On 7 January 1779 he sat on the court martial of Admiral Hon. Augustus Keppel which investigated that officer’s conduct at the Battle of Ushant on 27 July 1778, and in March he was appointed to the Lizard 28 at Chatham. In the following month newspaper reports revealed that his frigate’s sailing master had been shot and killed when attempting to press seamen from a collier at Rochester. The Lizard was attached to the Grand Fleet under Admiral Sir Charles Hardy in the summer, and after entering Plymouth on 4 July she was sent to patrol off The Lizard where she discovered the allied fleet on its voyage towards the Channel. In the autumn she cruised in the North Sea where in one particularly heavy storm lasting two days a man was drowned after falling from aloft, whilst the hands were kept constantly at the pumps. The Lizard returned to the Downs in November, and once back at sea she recaptured the cutter Jackal on 18 May 1780 in company with the cutter Busy 10, Lieutenant James Cotes. She later underwent repairs and copper-sheathing at Chatham before leaving that port in early June, and not long afterwards she was sent with a squadron under the orders of Commodore Hon. George Murray of the Cleopatra 32 to the Shetlands to protect the homeward-bound Greenland whalers, whilst in November she escorted a number of Hudson Bay whalers to London from the Orkneys.

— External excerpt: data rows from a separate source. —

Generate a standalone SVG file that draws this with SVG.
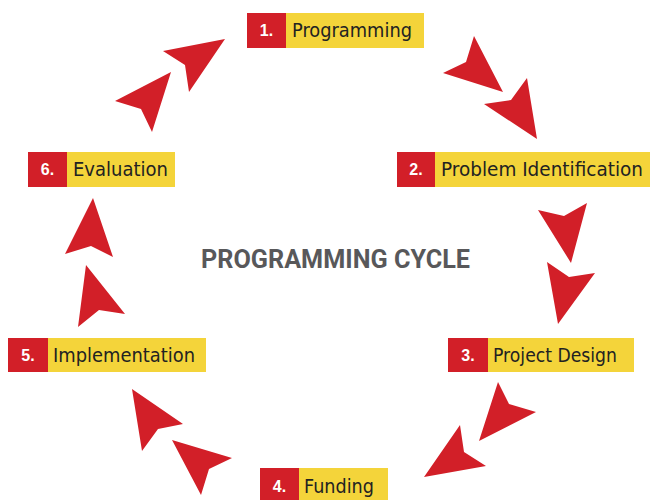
<svg xmlns="http://www.w3.org/2000/svg" width="650" height="500" viewBox="0 0 650 500">
<style>
.num{fill:#D21F28}
.lab{fill:#F4D43A}
.nt{font-family:"Liberation Sans",Arial,sans-serif;font-size:16px;font-weight:bold;fill:#fff;text-anchor:middle}
.lt{font-family:"DejaVu Sans","Liberation Sans",sans-serif;font-size:19px;fill:#222}
.arr{fill:#D21F28}
</style>
<rect width="650" height="500" fill="#fff"/>
<g id="n1">
<rect class="num" x="247" y="13" width="39" height="35"/><rect class="lab" x="286" y="13" width="138" height="35"/>
<text class="nt" x="266.5" y="36">1.</text><text class="lt" x="292" y="37" textLength="120" lengthAdjust="spacingAndGlyphs">Programming</text>
</g>
<g id="n2">
<rect class="num" x="397" y="152" width="38" height="35"/><rect class="lab" x="435" y="152" width="215" height="35"/>
<text class="nt" x="416" y="175">2.</text><text class="lt" x="441" y="176" textLength="202" lengthAdjust="spacingAndGlyphs">Problem Identification</text>
</g>
<g id="n3">
<rect class="num" x="448" y="338" width="40" height="34"/><rect class="lab" x="488" y="338" width="146" height="34"/>
<text class="nt" x="468" y="361">3.</text><text class="lt" x="493" y="362" textLength="124" lengthAdjust="spacingAndGlyphs">Project Design</text>
</g>
<g id="n4">
<rect class="num" x="260" y="468" width="39" height="35"/><rect class="lab" x="299" y="468" width="89" height="35"/>
<text class="nt" x="279.5" y="492">4.</text><text class="lt" x="304" y="493" textLength="70" lengthAdjust="spacingAndGlyphs">Funding</text>
</g>
<g id="n5">
<rect class="num" x="8" y="338" width="40" height="34"/><rect class="lab" x="48" y="338" width="158" height="34"/>
<text class="nt" x="28" y="361">5.</text><text class="lt" x="53" y="362" textLength="142" lengthAdjust="spacingAndGlyphs">Implementation</text>
</g>
<g id="n6">
<rect class="num" x="28" y="152" width="39" height="35"/><rect class="lab" x="67" y="152" width="108" height="35"/>
<text class="nt" x="47.5" y="175">6.</text><text class="lt" x="73" y="176" textLength="95" lengthAdjust="spacingAndGlyphs">Evaluation</text>
</g>
<g id="title">
<text x="201" y="268" font-family="Roboto,'Liberation Sans',sans-serif" font-weight="bold" font-size="26" fill="#58585A" textLength="269" lengthAdjust="spacingAndGlyphs">PROGRAMMING CYCLE</text>
</g>
<g id="connectors">
<polygon class="arr" points="225,39 163,51 185,65 189,92"/>
<polygon class="arr" points="171,72 115,101 141,109 152,132"/>
<polygon class="arr" points="474,36 466,62 443,73 503,92"/>
<polygon class="arr" points="527,78 511,100 484,104 537,139"/>
<polygon class="arr" points="538,210 564,216 587,203 571,263"/>
<polygon class="arr" points="547,262 569,277 595,273 558,324"/>
<polygon class="arr" points="498,382 509,404 536,412 479,441"/>
<polygon class="arr" points="460,425 464,452 486,466 424,477"/>
<polygon class="arr" points="132,389 183,424 158,429 142,451"/>
<polygon class="arr" points="172,440 232,458 209,469 201,495"/>
<polygon class="arr" points="93,198 113,257 91,246 65,254"/>
<polygon class="arr" points="86,265 125,314 99,310 78,327"/>
</g>
</svg>
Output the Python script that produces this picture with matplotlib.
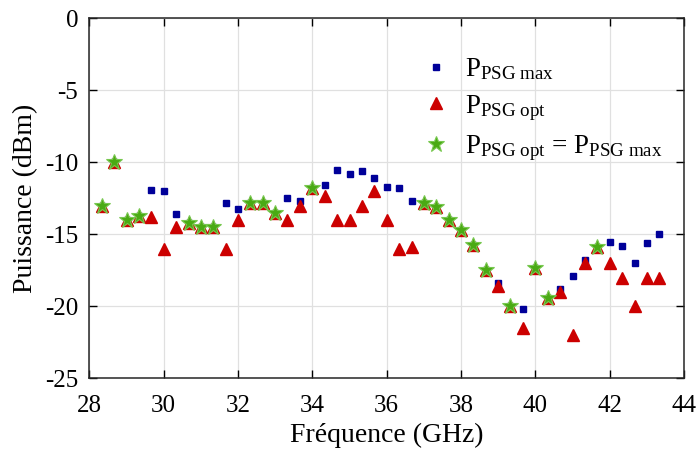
import matplotlib
matplotlib.use('Agg')
import matplotlib.pyplot as plt
import numpy as np

# frequency points (GHz)
freq = [28.33, 28.67, 29.0, 29.33, 29.67, 30.0, 30.33, 30.67, 31.0, 31.33,
        31.67, 32.0, 32.33, 32.67, 33.0, 33.33, 33.67, 34.0, 34.33, 34.67,
        35.0, 35.33, 35.67, 36.0, 36.33, 36.67, 37.0, 37.33, 37.67, 38.0,
        38.33, 38.67, 39.0, 39.33, 39.67, 40.0, 40.33, 40.67, 41.0, 41.33,
        41.67, 42.0, 42.33, 42.67, 43.0, 43.33]

# P_PSG max (dBm)
p_max = [-13.0, -10.0, -14.0, -13.7, -11.9, -12.0, -13.6, -14.2, -14.5, -14.5,
         -12.8, -13.2, -12.8, -12.8, -13.5, -12.5, -12.7, -11.8, -11.6, -10.5,
         -10.8, -10.6, -11.1, -11.7, -11.8, -12.7, -12.8, -13.1, -14.0, -14.7,
         -15.7, -17.5, -18.4, -20.0, -20.2, -17.3, -19.4, -18.8, -17.9, -16.8,
         -15.9, -15.5, -15.8, -17.0, -15.6, -15.0]

# P_PSG opt (dBm)
p_opt = [-13.0, -10.0, -14.0, -13.7, -13.8, -16.0, -14.5, -14.2, -14.5, -14.5,
         -16.0, -14.0, -12.8, -12.8, -13.5, -14.0, -13.0, -11.8, -12.3, -14.0,
         -14.0, -13.0, -12.0, -14.0, -16.0, -15.9, -12.8, -13.1, -14.0, -14.7,
         -15.7, -17.5, -18.6, -20.0, -21.5, -17.3, -19.4, -19.0, -22.0, -17.0,
         -15.9, -17.0, -18.0, -20.0, -18.0, -18.0]

plt.rcParams['font.family'] = ['Liberation Serif', 'DejaVu Serif']
plt.rcParams['mathtext.fontset'] = 'custom'
plt.rcParams['mathtext.rm'] = 'Liberation Serif'
plt.rcParams['mathtext.it'] = 'Liberation Serif:italic'
plt.rcParams['axes.unicode_minus'] = False

freq = np.array(freq)
p_max = np.array(p_max)
p_opt = np.array(p_opt)
same = p_max == p_opt

fig = plt.figure(figsize=(6.98, 4.5), dpi=100)
ax = fig.add_axes([0.128, 0.159, 0.852, 0.8])

h1, = ax.plot(freq, p_max, 's', color='#000099', ms=4.8, mec='#000099',
              label=r'P$_{\mathrm{PSG\ max}}$', zorder=3)
h2, = ax.plot(freq, p_opt, '^', color='#cc0000', ms=9, mec='#cc0000',
              label=r'P$_{\mathrm{PSG\ opt}}$', zorder=4)
h3, = ax.plot(freq[same], p_max[same], '*', color='#4aaa14', ms=12,
              mec='#78c850', mew=0.8,
              label=r'P$_{\mathrm{PSG\ opt}}$ = P$_{\mathrm{PSG\ max}}$',
              zorder=5)

ax.set_xlim(28, 44)
ax.set_ylim(-25, 0)
ax.set_xticks(range(28, 45, 2))
ax.set_yticks(range(-25, 1, 5))
ax.grid(True, color='#e0e0e0', lw=0.9)
ax.set_axisbelow(True)
ax.tick_params(direction='in', top=True, right=True, length=6, width=1,
               labelsize=18)
ax.tick_params(axis='x', pad=12)
ax.tick_params(axis='y', pad=8)
for s in ax.spines.values():
    s.set_color('#262626')
    s.set_linewidth(1.1)

ax.set_xlabel('Fréquence (GHz)', fontsize=20, labelpad=4)
ax.set_ylabel('Puissance (dBm)', fontsize=20, labelpad=5)

ax.legend(handles=[h1, h2, h3], loc='upper left', bbox_to_anchor=(0.54, 0.925),
          frameon=False, fontsize=19.5, handlelength=1.1, handletextpad=0.5,
          labelspacing=0.4, borderaxespad=0)

plt.savefig('out.png', dpi=100)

In November 1780 Parry recommissioned the Actaeon 44, which took aboard bullion at the Nore in February 1781 before going out to the West Indies from Portsmouth with a convoy in March. Remaining in the West Indies, on 5 June 1782 she came upon a three hundred strong Franco / Spanish convoy in the Windward Passage under the escort of twenty or so sail of the line, and on the following morning she managed to capture the stern-most merchantman before being forced to flee from the men-of-war. During the late summer Parry commanded a small squadron in support of a land force that defeated a Spanish attack on the Mosquito Coast settlements, prior to returning to Jamaica in October, and the Actaeon eventually came home in 1783 to be paid off in July.

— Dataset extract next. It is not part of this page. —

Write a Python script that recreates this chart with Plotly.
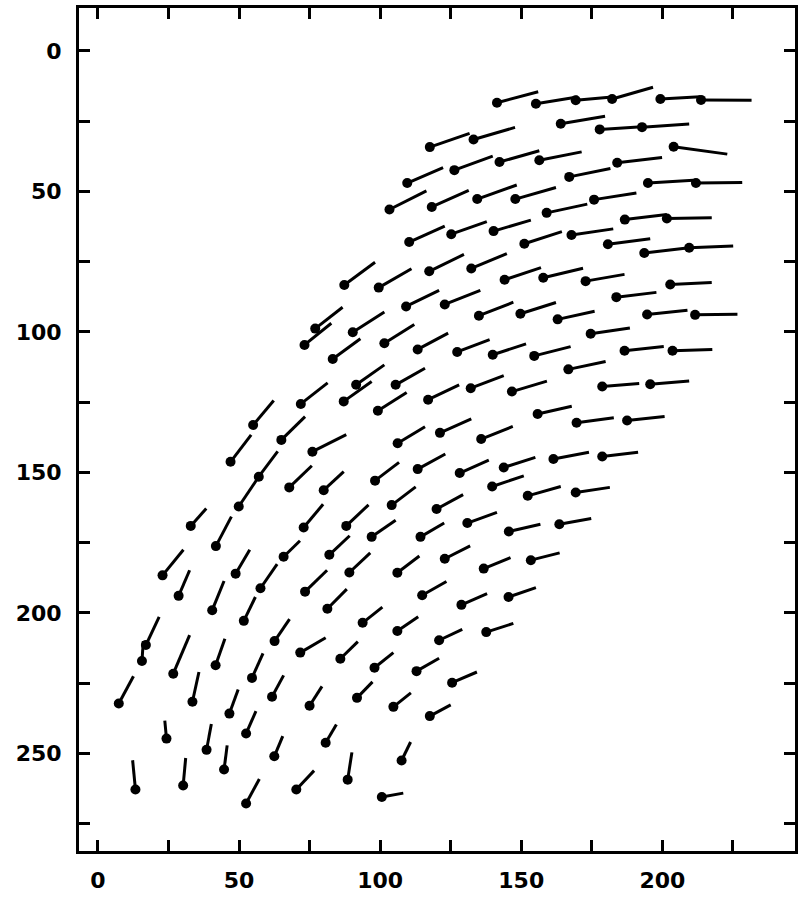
import plotly.graph_objects as go

# Dot positions (x0, y0) and tail end points (x1, y1) of each vector, in data units
x0 = [141.4, 155.2, 169.3, 182.2, 199.3, 213.7, 117.6, 133.1, 164.0, 177.8, 192.8, 204.0,
      109.6, 126.3, 142.3, 156.4, 167.0, 184.0, 194.9, 211.9, 103.3, 118.3, 134.4, 147.9,
      159.0, 175.8, 186.7, 201.6, 110.3, 125.2, 140.2, 151.1, 167.8, 180.7, 193.6, 209.5,
      87.3, 99.5, 117.4, 132.3, 144.1, 157.8, 172.8, 202.8, 183.7, 109.2, 122.9, 135.0,
      149.7, 162.9, 194.6, 211.6, 174.6, 186.6, 203.6, 166.7, 178.7, 195.7, 169.6, 187.5,
      161.4, 178.7, 169.3, 163.5, 77.0, 73.2, 90.3, 101.5, 113.3, 127.3, 139.9, 154.6,
      83.2, 91.5, 87.1, 105.5, 71.9, 99.2, 117.0, 132.1, 146.7, 155.8, 76.0, 106.2,
      121.2, 135.8, 55.0, 65.0, 47.0, 57.0, 67.8, 80.0, 98.2, 113.3, 128.2, 143.8,
      139.7, 152.3, 49.9, 104.1, 120.0, 72.9, 88.0, 130.9, 145.6, 32.9, 41.8, 97.0,
      114.3, 65.8, 82.0, 122.9, 89.1, 106.1, 136.7, 153.4, 22.9, 48.8, 28.6, 57.6,
      73.4, 81.3, 114.9, 128.8, 145.5, 40.5, 51.7, 93.8, 106.1, 120.9, 137.6, 17.0,
      15.6, 26.7, 41.7, 62.6, 71.7, 85.9, 98.0, 112.9, 125.5, 7.4, 33.5, 54.6,
      61.7, 75.0, 91.8, 104.7, 117.6, 46.6, 52.5, 24.3, 38.5, 44.7, 62.5, 80.7,
      13.3, 30.2, 52.5, 70.3, 107.6, 88.5, 100.6]
y0 = [18.4, 18.8, 17.5, 17.1, 17.1, 17.4, 34.2, 31.5, 25.9, 27.9, 27.1, 34.1,
      47.0, 42.4, 39.5, 38.9, 44.8, 39.8, 47.0, 47.0, 56.4, 55.5, 52.7, 52.7,
      57.6, 52.9, 60.0, 59.6, 68.0, 65.2, 64.1, 68.6, 65.5, 68.8, 71.9, 70.0,
      83.3, 84.2, 78.4, 77.4, 81.4, 80.7, 81.9, 83.1, 87.6, 90.9, 90.2, 94.2,
      93.5, 95.5, 93.8, 93.9, 100.6, 106.7, 106.7, 113.3, 119.4, 118.6, 132.3, 131.5,
      145.2, 144.3, 157.1, 168.4, 98.8, 104.6, 100.1, 104.0, 106.2, 107.1, 108.1, 108.5,
      109.6, 118.8, 124.7, 118.8, 125.6, 128.0, 124.1, 120.0, 121.2, 129.2, 142.6, 139.6,
      135.9, 138.1, 133.1, 138.4, 146.2, 151.5, 155.3, 156.3, 152.9, 148.8, 150.2, 148.2,
      155.0, 158.3, 162.1, 161.6, 163.0, 169.6, 169.0, 168.0, 171.0, 169.0, 176.2, 172.9,
      172.9, 180.0, 179.3, 180.7, 185.6, 185.7, 184.2, 181.2, 186.6, 186.0, 193.9, 191.2,
      192.4, 198.5, 193.7, 197.1, 194.3, 199.0, 202.8, 203.5, 206.4, 209.7, 206.8, 211.4,
      217.1, 221.6, 218.6, 210.0, 214.1, 216.3, 219.5, 220.7, 224.8, 232.2, 231.6, 223.1,
      229.8, 233.0, 230.2, 233.4, 236.7, 235.8, 242.9, 244.7, 248.7, 255.7, 251.0, 246.2,
      262.8, 261.4, 267.8, 262.8, 252.5, 259.3, 265.5]
x1 = [156.0, 169.9, 182.2, 196.7, 213.4, 231.6, 131.7, 147.8, 179.7, 192.8, 209.5, 223.0,
      122.3, 139.9, 156.4, 171.4, 181.6, 199.9, 211.0, 228.3, 116.4, 131.4, 148.4, 162.3,
      173.4, 190.8, 201.6, 217.5, 122.9, 137.8, 153.4, 164.4, 182.6, 195.7, 209.5, 225.1,
      98.2, 111.1, 129.7, 144.9, 157.0, 171.9, 186.6, 217.5, 197.9, 120.9, 135.5, 147.2,
      162.3, 176.0, 208.9, 226.6, 188.5, 200.5, 217.7, 179.9, 191.8, 209.5, 182.8, 200.8,
      174.0, 191.4, 181.4, 174.8, 86.7, 82.7, 101.5, 112.1, 124.1, 138.8, 151.7, 167.5,
      93.0, 101.5, 97.0, 115.9, 81.4, 109.4, 128.0, 143.8, 159.1, 167.9, 88.0, 115.9,
      132.3, 147.0, 62.3, 73.4, 54.3, 63.7, 75.8, 87.1, 106.7, 123.1, 138.5, 155.0,
      150.9, 164.0, 57.0, 112.6, 129.4, 79.8, 95.9, 141.4, 156.8, 38.4, 47.3, 105.5,
      122.7, 71.6, 89.2, 131.9, 96.5, 113.9, 146.2, 163.6, 30.3, 53.8, 32.5, 63.5,
      81.2, 88.2, 123.5, 137.9, 155.2, 44.7, 55.8, 100.8, 113.5, 129.1, 147.2, 21.7,
      16.1, 32.5, 45.0, 67.9, 80.7, 92.1, 104.7, 120.9, 134.3, 12.6, 35.8, 58.5,
      65.8, 79.4, 97.3, 110.9, 125.0, 49.7, 56.0, 23.7, 40.2, 45.8, 65.5, 84.5,
      12.3, 31.1, 57.2, 76.6, 110.8, 90.0, 108.2]
y1 = [14.5, 16.4, 16.4, 12.9, 16.3, 17.5, 29.3, 27.2, 23.2, 27.0, 26.0, 36.7,
      41.5, 37.4, 35.5, 35.9, 41.8, 37.9, 46.0, 46.8, 49.8, 49.6, 47.7, 48.6,
      54.5, 50.5, 58.2, 59.3, 62.3, 60.7, 60.2, 64.3, 63.3, 66.8, 70.0, 69.4,
      75.2, 77.5, 72.4, 72.1, 77.1, 77.3, 79.5, 82.4, 85.9, 85.2, 85.2, 89.4,
      89.5, 92.6, 92.3, 93.7, 98.6, 105.2, 106.2, 110.5, 118.3, 117.4, 130.5, 130.1,
      142.8, 142.8, 155.3, 166.4, 91.2, 96.9, 92.9, 97.3, 100.4, 102.7, 104.2, 105.2,
      102.4, 111.7, 117.6, 112.9, 118.1, 121.5, 118.8, 115.5, 117.5, 126.4, 136.5, 133.7,
      130.9, 133.6, 124.4, 130.1, 136.6, 142.5, 147.6, 149.7, 146.4, 143.4, 145.6, 144.6,
      151.2, 155.0, 151.5, 155.1, 157.9, 161.3, 161.5, 164.2, 168.4, 162.8, 165.7, 167.0,
      168.0, 174.3, 172.5, 176.1, 178.6, 179.7, 180.3, 178.6, 177.5, 177.5, 184.8, 182.6,
      184.8, 191.5, 188.8, 193.1, 191.0, 188.6, 194.3, 197.9, 201.3, 205.8, 203.7, 201.4,
      210.0, 207.9, 209.2, 202.2, 208.8, 210.2, 214.1, 216.1, 221.0, 222.5, 221.0, 214.4,
      222.2, 226.1, 224.5, 228.4, 232.7, 227.2, 234.9, 238.3, 239.5, 247.1, 243.8, 239.7,
      252.4, 251.6, 259.1, 256.1, 245.9, 249.6, 264.1]

x_ticks = [0, 25, 50, 75, 100, 125, 150, 175, 200, 225]
x_labels = ["0", "", "50", "", "100", "", "150", "", "200", ""]
y_ticks = [0, 25, 50, 75, 100, 125, 150, 175, 200, 225, 250, 275]
y_labels = ["0", "", "50", "", "100", "", "150", "", "200", "", "250", ""]

seg_x, seg_y = [], []
for a, b, c, d in zip(x0, y0, x1, y1):
    seg_x += [a, c, None]
    seg_y += [b, d, None]

fig = go.Figure()
fig.add_trace(go.Scatter(x=seg_x, y=seg_y, mode="lines",
                         line=dict(color="black", width=3), hoverinfo="skip"))
fig.add_trace(go.Scatter(x=x0, y=y0, mode="markers",
                         marker=dict(color="black", size=10)))

tickfont = dict(family="DejaVu Sans", size=22, color="black", weight="bold")
common = dict(showgrid=False, zeroline=False, showline=True, linewidth=3,
              linecolor="black", mirror="ticks", ticks="inside", ticklen=11,
              tickwidth=2.5, tickcolor="black", tickfont=tickfont)

fig.update_xaxes(range=[-6.7, 247], tickvals=x_ticks, ticktext=x_labels,
                 ticklabelstandoff=8, **common)
fig.update_yaxes(range=[284.7, -15.3], tickvals=y_ticks, ticktext=y_labels,
                 ticklabelstandoff=10, **common)

fig.update_layout(width=799, height=900, showlegend=False,
                  paper_bgcolor="white", plot_bgcolor="white",
                  margin=dict(l=79, r=1, t=8, b=49))

# remove the default page margin so the figure fills the window exactly
fig.write_html("out.html",
               config={"displayModeBar": False},
               post_script="document.body.style.margin='0px';"
                           "document.body.style.overflow='hidden';")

In January 1787 Parry commissioned the new Adventure 44, arriving at Portsmouth from the Downs on 31 March with orders to serve as the commodore off Guinea, and to deliver troops to reinforce the garrisons on that coast. By October his command was back in the Downs, and she sailed once more for Africa from Portsmouth in early January 1788 before returning on 24 May. In June Parry attended a meeting with prime minister William Pitt, together with a number of slave trade delegates from London and Liverpool, as well as the influential Comptroller of the Navy, Rear-Admiral Sir Charles Middleton, to discuss a forthcoming parliamentary bill aimed at correcting abuses in that trade. In October it was announced that he would not be returning to Africa, apparently on account of his health, and he was succeeded aboard the Adventure by Captain John Inglefield.
After remaining unemployed through the Spanish Armament of 1790 and the early stages of the French Revolutionary War, Parry commissioned the Prince 98 for the Channel Fleet at the beginning of October 1794. In January 1795 his command was fitting out at Portsmouth where her crew was completed by a transfer of all the men from the Canada 74, Captain Charles Powell Hamilton, and in the first two weeks of May he sat on the court martial of Captain Anthony James Pye Molloy, who was found guilty of misconduct at the Battle of the Glorious first of June.

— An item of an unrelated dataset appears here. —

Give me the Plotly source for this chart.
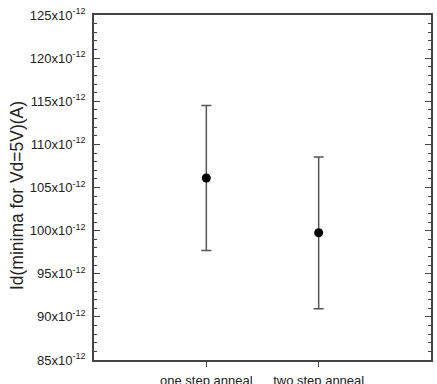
import plotly.graph_objects as go

categories = ["one step anneal", "two step anneal"]
means = [106.1e-12, 99.75e-12]
errors = [8.4e-12, 8.8e-12]
y_tick_vals = [85e-12, 90e-12, 95e-12, 100e-12, 105e-12, 110e-12, 115e-12, 120e-12, 125e-12]
y_tick_text = ["85x10<sup>-12</sup>", "90x10<sup>-12</sup>", "95x10<sup>-12</sup>", "100x10<sup>-12</sup>",
               "105x10<sup>-12</sup>", "110x10<sup>-12</sup>", "115x10<sup>-12</sup>", "120x10<sup>-12</sup>",
               "125x10<sup>-12</sup>"]
y_title = "Id(minima for Vd=5V)(A)"

fig = go.Figure()
fig.add_trace(go.Scatter(
    x=list(range(len(categories))), y=means, mode="markers",
    marker=dict(color="black", size=9),
    error_y=dict(type="data", array=errors, visible=True, color="#555555", thickness=1.5, width=5),
    showlegend=False,
))

axis_color = "#444444"
fig.update_layout(
    width=437, height=384,
    margin=dict(l=94, r=6, t=15, b=24),
    plot_bgcolor="white", paper_bgcolor="white",
    font=dict(family="Liberation Sans, Arial, sans-serif", size=13, color="#222222"),
    xaxis=dict(
        range=[-1, 2], tickvals=list(range(len(categories))), ticktext=categories,
        showgrid=False, zeroline=False, showline=True, linecolor=axis_color, linewidth=1.5,
        mirror=True, ticks="outside", ticklen=5, tickcolor=axis_color, tickfont=dict(size=13),
        ticklabelstandoff=3, automargin=False,
    ),
    yaxis=dict(
        range=[85e-12, 125e-12], tickvals=y_tick_vals, ticktext=y_tick_text,
        showgrid=False, zeroline=False, showline=True, linecolor=axis_color, linewidth=1.5,
        mirror="ticks", ticks="inside", ticklen=6, tickcolor=axis_color,
        minor=dict(ticks="inside", ticklen=3, dtick=1e-12, tickcolor=axis_color, showgrid=False),
        tickfont=dict(size=13), ticklabelstandoff=4, automargin=False,
    ),
    annotations=[dict(
        text=y_title, xref="paper", yref="paper", x=-0.2285, y=0.478,
        xanchor="center", yanchor="middle", textangle=-90, showarrow=False,
        font=dict(size=17.5, color="#222222"),
    )],
)
fig.write_html("out.html")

Parry did not see any further service following his elevation to flag rank on 1 June 1795. He was promoted vice-admiral on 14 February 1799 and died at Hythe near Southampton on 18 December 1803 after a long illness.
On 27 July 1771 at Alverstoke in Hampshire he married Fanny Eames, the niece of John Eames, the M.P for Newport Isle of Wight, and they had issue at least four daughters.